Désirer, ce n'est pas posséder - d'ailleurs, il n'y a rien à posséder en la matière -, mais habiter poétiquement. L'autre devient "oasis"; l'autre est un refuge: "jusqu'à l'oasis des aisselles / où m'enfouir / où m'enfuir". Ailleurs, le corps se présente comme un havre, lieu d'amarrage: "corps / labyrinthe des torses en échos / cordes d'îles / le corps en archipel / où jeter l'ancre". 

Mais "l'amour est un voyage / aux périls conjugués". En quoi aimer est-il si périlleux? L'amour dont il est question ici est surdéterminé par de très fortes connotations religieuses: il est fortement associé au sang et à son correspondant eucharistique: le vin. L'amour est chez André Romus rêve d'amour, rêve d'une spiritualité où les anges ne seraient pas "asexués". Ce qui demeure réel dans cette utopie, c'est le cheminement permanent qu'elle induit: "mais il n'est pas de halte / (la course est à ce prix)". C'est d'un cheminement permanent qu'il s'agit, d'une quête incessante dont l'objet est cet ailleurs où toute satisfaction suscite des insatisfactions. Une boisson qui se transforme elle-même en d'autres soifs: "toute réponse devenue sa propre énigme". 

C'est se désaltérer qui assoiffe, altérant de la sorte toute prise de parole, intervertissant, permutant les choses et les mots comme dans ce vers où les mots échangent leurs sons, perpétuent des échos grâce aux paronymes "salaire", "solaire": "salaire de l'amour solaire qui m'altère". 

Mais le procédé d'échange favori du poète est sans conteste l'anagramme à quoi il consacre ces lignes: "Face aux pièges de l'anagramme, son talent latent, attentif à ne rien nier, peinait à la merci du crime. Et refusant de donner licence au cilence [sic], il hésitait alors entre le récit (vrai) du cancer des images de l'écran et l'écrit (ravi) du cancre des magies du crâne." Chez Romus, l'anagramme n'est pas un jeu de mots; l'anagramme dit l'univers du poète car le monde ne fait qu'échanger ses attributs. Ainsi, l'autre est un texte, le texte est l'autre; le profane est sacré et le sacré profane. Mais de cette rencontre entre le sacré et le profane qu'on devine dans la fréquence des termes religieux employés dans un contexte amoureux (sacre, anges, vin, pain, encens...) naît une promesse: celle d'une renaissance, d'une résurrection: "...les prophètes annoncent l'approche des débâcles, la renaissance du soleil aux vendanges des lèvres". 
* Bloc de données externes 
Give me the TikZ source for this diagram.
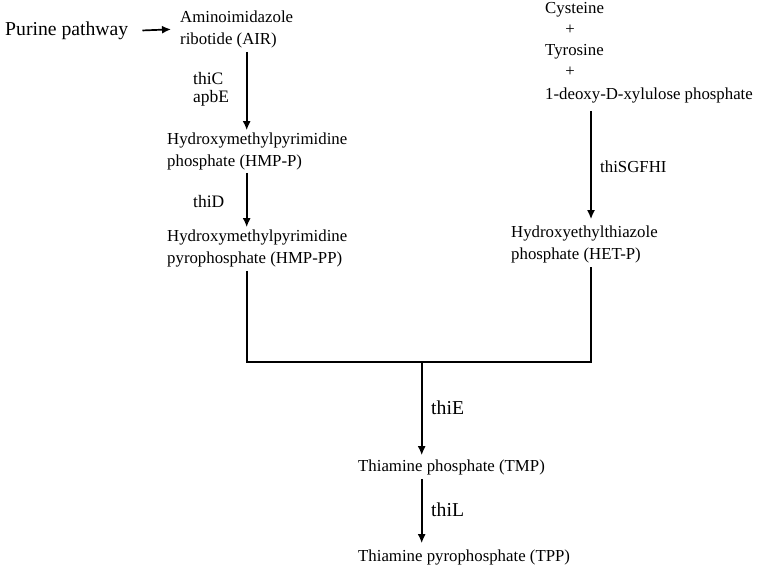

Dans l'avant-dernier texte du recueil, se lit cette prière "et que parole soit donnée à ces lèvres où tremble inachevé l'élégie de son sang et que son sang me soit non pas vive blessure mais matin heureux de la foudre où l'aimer". Le dernier poème du recueil apporte une note pathétique à cette prière. C'est le pathétique du futur antérieur: "Il n'aura rien demandé d'autre au jour, n'aura rien reçu d'autre de la nuit: ces arrêts sur image pour tout paysage, ce pain rompu pour tout festin". À lire.

André Romus: Avril sous roche; Poèmes et dessins de l'auteur; préface de Claude Bommertz, Graphiti n°40 des éditions Phi, en coédition avec Écrits des Forges, Québec, 2001; 147 pages, 480 francs.